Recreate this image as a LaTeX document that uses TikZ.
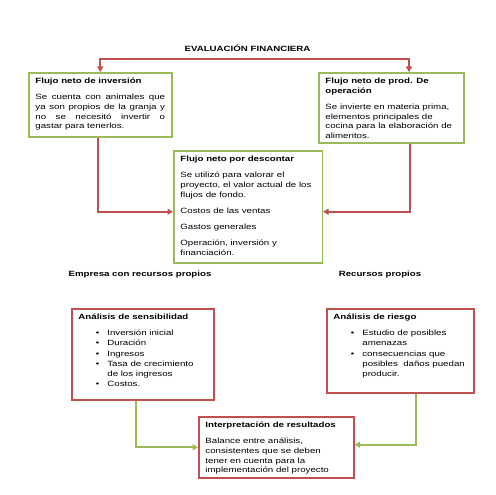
\documentclass[tikz,border=0pt]{standalone}
\usepackage{fontspec}
\setmainfont{Liberation Sans}
\usepackage{graphicx}
\usepackage{tikz}
\usetikzlibrary{arrows.meta,positioning}
\definecolor{boxgreen}{HTML}{9BBB59}
\definecolor{boxred}{HTML}{C0504D}
\newcommand{\wide}[1]{\scalebox{1.276}[1]{#1}}
\newcommand{\boxtext}[3]{\wide{\parbox[c][#2][t]{#1}{\lineskiplimit=-5pt\strut#3}}}
\newcommand{\gap}{\par\vspace{6.4pt}}
\renewcommand{\arraystretch}{1.05}
\tikzset{
  every node/.style={font=\fontsize{7.6}{9.8}\selectfont},
  panel/.style={line width=1.5pt, fill=white, anchor=north west, inner xsep=6.7pt, inner ysep=3.7pt},
  greenpanel/.style={panel, draw=boxgreen},
  redpanel/.style={panel, draw=boxred},
  heading/.style={font=\fontsize{7.6}{9.8}\selectfont\bfseries},
  redarrow/.style={draw=boxred, line width=1.8pt, -{Triangle[length=5.5pt,width=6pt]}},
  greenarrow/.style={draw=boxgreen, line width=1.8pt, -{Triangle[length=5.5pt,width=6pt]}}
}

\begin{document}
\begin{tikzpicture}[x=1pt,y=-1pt]
  \path[use as bounding box, fill=white] (0,0) rectangle (495,495);
  \node[heading] (eval) at (247.5,48) {\wide{EVALUACIÓN FINANCIERA}};
  \coordinate (split) at (254,59);
  % upper part
  \node[greenpanel] (inv) at (28,72) {\boxtext{101.6pt}{56.6pt}{%
    \textbf{Flujo neto de inversión}\gap
    Se cuenta con animales que\linebreak ya son propios de la granja y\linebreak
    no se necesitó invertir o\linebreak gastar para tenerlos.}};
  \node[greenpanel] (prod) at (318,72) {\boxtext{103.5pt}{62.6pt}{%
    \textbf{Flujo neto de prod. De\\ operación}\gap
    Se invierte en materia prima,\\ elementos principales de\\
    cocina para la elaboración de\\ alimentos.}};
  \node[greenpanel] (desc) at (173,150) {\boxtext{105.9pt}{104.6pt}{%
    \textbf{Flujo neto por descontar}\gap
    Se utilizó para valorar el\\ proyecto, el valor actual de los\\ flujos de fondo.\gap
    Costos de las ventas\gap
    Gastos generales\gap
    Operación, inversión y\\ financiación.}};
  \draw[redarrow] (split) -| (inv.north);
  \draw[redarrow] (split) -| ([xshift=17.5pt]prod.north);
  \draw[redarrow] ([xshift=-2pt]inv.south) |- ([yshift=-5pt]desc.west);
  \draw[redarrow] ([xshift=18.5pt]prod.south) |- ([yshift=-5pt]desc.east);
  \node[heading] (empresa) at (140,275) {\wide{Empresa con recursos propios}};
  \node[heading] (recursos) at (380,275) {\wide{Recursos propios}};
  % lower part
  \node[redpanel] (sens) at (71,308) {\boxtext{100.8pt}{83.6pt}{%
    \textbf{Análisis de sensibilidad}\gap
    \begin{tabular}[t]{@{\hspace{13.6pt}}l@{\hspace{6.4pt}}l@{}}
      \textbullet & Inversión inicial\\
      \textbullet & Duración\\
      \textbullet & Ingresos\\
      \textbullet & Tasa de crecimiento\\
                  & de los ingresos\\
      \textbullet & Costos.
    \end{tabular}}};
  \node[redpanel] (riesgo) at (326,308) {\boxtext{104.7pt}{76.6pt}{%
    \textbf{Análisis de riesgo}\gap
    \begin{tabular}[t]{@{\hspace{13.6pt}}l@{\hspace{6.4pt}}l@{}}
      \textbullet & Estudio de posibles\\
                  & amenazas\\
      \textbullet & consecuencias que\\
                  & posibles\ \ daños puedan\\
                  & producir.
    \end{tabular}}};
  \node[redpanel] (interp) at (198,416) {\boxtext{111pt}{53.6pt}{%
    \textbf{Interpretación de resultados}\gap
    Balance entre análisis,\\ consistentes que se deben\\
    tener en cuenta para la\\ implementación del proyecto}};
  \draw[greenarrow] ([xshift=-7pt]sens.south) |- (interp.west);
  \draw[greenarrow] ([xshift=15.5pt]riesgo.south) |- ([yshift=2.5pt]interp.east);
\end{tikzpicture}
\end{document}
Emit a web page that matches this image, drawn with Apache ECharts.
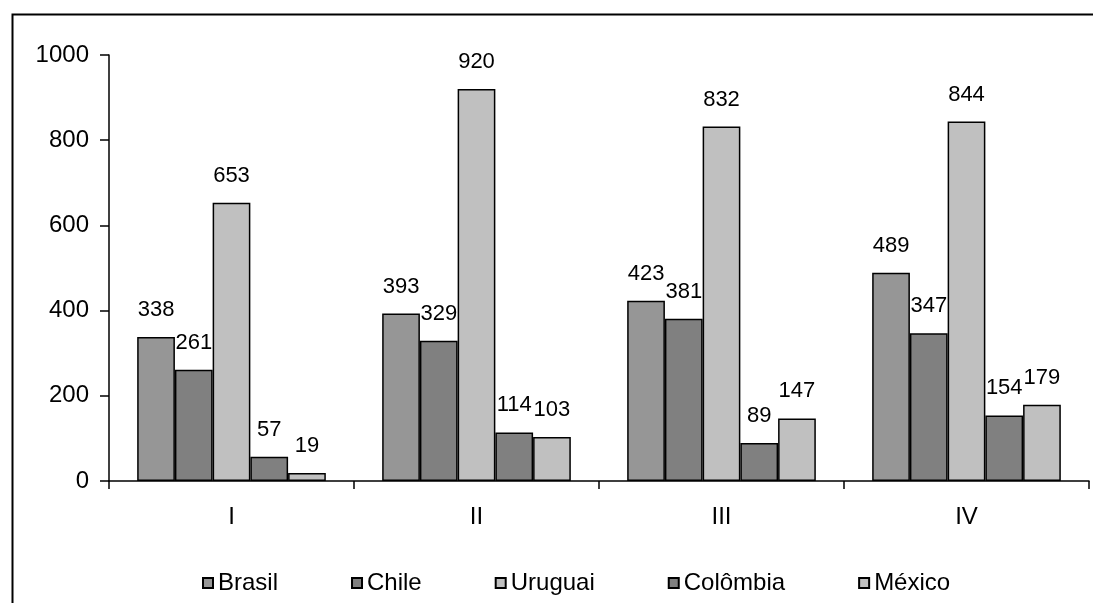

# PROBLEM TO WORK ON
From the data above, write out everything exactly except the pictures.

# WORKED ANSWER
Recreate this image as a LaTeX document that uses TikZ.
\documentclass[tikz,border=0pt]{standalone}
\usepackage{fontspec}
\setmainfont{Liberation Sans}
\usepackage{graphicx}
\usepackage{tikz}
\usetikzlibrary{arrows.meta,positioning}
\definecolor{boxgreen}{HTML}{9BBB59}
\definecolor{boxred}{HTML}{C0504D}
\newcommand{\wide}[1]{\scalebox{1.276}[1]{#1}}
\newcommand{\boxtext}[3]{\wide{\parbox[c][#2][t]{#1}{\lineskiplimit=-5pt\strut#3}}}
\newcommand{\gap}{\par\vspace{6.4pt}}
\renewcommand{\arraystretch}{1.05}
\tikzset{
  every node/.style={font=\fontsize{7.6}{9.8}\selectfont},
  panel/.style={line width=1.5pt, fill=white, anchor=north west, inner xsep=6.7pt, inner ysep=3.7pt},
  greenpanel/.style={panel, draw=boxgreen},
  redpanel/.style={panel, draw=boxred},
  heading/.style={font=\fontsize{7.6}{9.8}\selectfont\bfseries},
  redarrow/.style={draw=boxred, line width=1.8pt, -{Triangle[length=5.5pt,width=6pt]}},
  greenarrow/.style={draw=boxgreen, line width=1.8pt, -{Triangle[length=5.5pt,width=6pt]}}
}

\begin{document}
\begin{tikzpicture}[x=1pt,y=-1pt]
  \path[use as bounding box, fill=white] (0,0) rectangle (495,495);
  \node[heading] (eval) at (247.5,48) {\wide{EVALUACIÓN FINANCIERA}};
  \coordinate (split) at (254,59);
  % upper part
  \node[greenpanel] (inv) at (28,72) {\boxtext{101.6pt}{56.6pt}{%
    \textbf{Flujo neto de inversión}\gap
    Se cuenta con animales que\linebreak ya son propios de la granja y\linebreak
    no se necesitó invertir o\linebreak gastar para tenerlos.}};
  \node[greenpanel] (prod) at (318,72) {\boxtext{103.5pt}{62.6pt}{%
    \textbf{Flujo neto de prod. De\\ operación}\gap
    Se invierte en materia prima,\\ elementos principales de\\
    cocina para la elaboración de\\ alimentos.}};
  \node[greenpanel] (desc) at (173,150) {\boxtext{105.9pt}{104.6pt}{%
    \textbf{Flujo neto por descontar}\gap
    Se utilizó para valorar el\\ proyecto, el valor actual de los\\ flujos de fondo.\gap
    Costos de las ventas\gap
    Gastos generales\gap
    Operación, inversión y\\ financiación.}};
  \draw[redarrow] (split) -| (inv.north);
  \draw[redarrow] (split) -| ([xshift=17.5pt]prod.north);
  \draw[redarrow] ([xshift=-2pt]inv.south) |- ([yshift=-5pt]desc.west);
  \draw[redarrow] ([xshift=18.5pt]prod.south) |- ([yshift=-5pt]desc.east);
  \node[heading] (empresa) at (140,275) {\wide{Empresa con recursos propios}};
  \node[heading] (recursos) at (380,275) {\wide{Recursos propios}};
  % lower part
  \node[redpanel] (sens) at (71,308) {\boxtext{100.8pt}{83.6pt}{%
    \textbf{Análisis de sensibilidad}\gap
    \begin{tabular}[t]{@{\hspace{13.6pt}}l@{\hspace{6.4pt}}l@{}}
      \textbullet & Inversión inicial\\
      \textbullet & Duración\\
      \textbullet & Ingresos\\
      \textbullet & Tasa de crecimiento\\
                  & de los ingresos\\
      \textbullet & Costos.
    \end{tabular}}};
  \node[redpanel] (riesgo) at (326,308) {\boxtext{104.7pt}{76.6pt}{%
    \textbf{Análisis de riesgo}\gap
    \begin{tabular}[t]{@{\hspace{13.6pt}}l@{\hspace{6.4pt}}l@{}}
      \textbullet & Estudio de posibles\\
                  & amenazas\\
      \textbullet & consecuencias que\\
                  & posibles\ \ daños puedan\\
                  & producir.
    \end{tabular}}};
  \node[redpanel] (interp) at (198,416) {\boxtext{111pt}{53.6pt}{%
    \textbf{Interpretación de resultados}\gap
    Balance entre análisis,\\ consistentes que se deben\\
    tener en cuenta para la\\ implementación del proyecto}};
  \draw[greenarrow] ([xshift=-7pt]sens.south) |- (interp.west);
  \draw[greenarrow] ([xshift=15.5pt]riesgo.south) |- ([yshift=2.5pt]interp.east);
\end{tikzpicture}
\end{document}
Emit a web page that matches this image, drawn with Apache ECharts.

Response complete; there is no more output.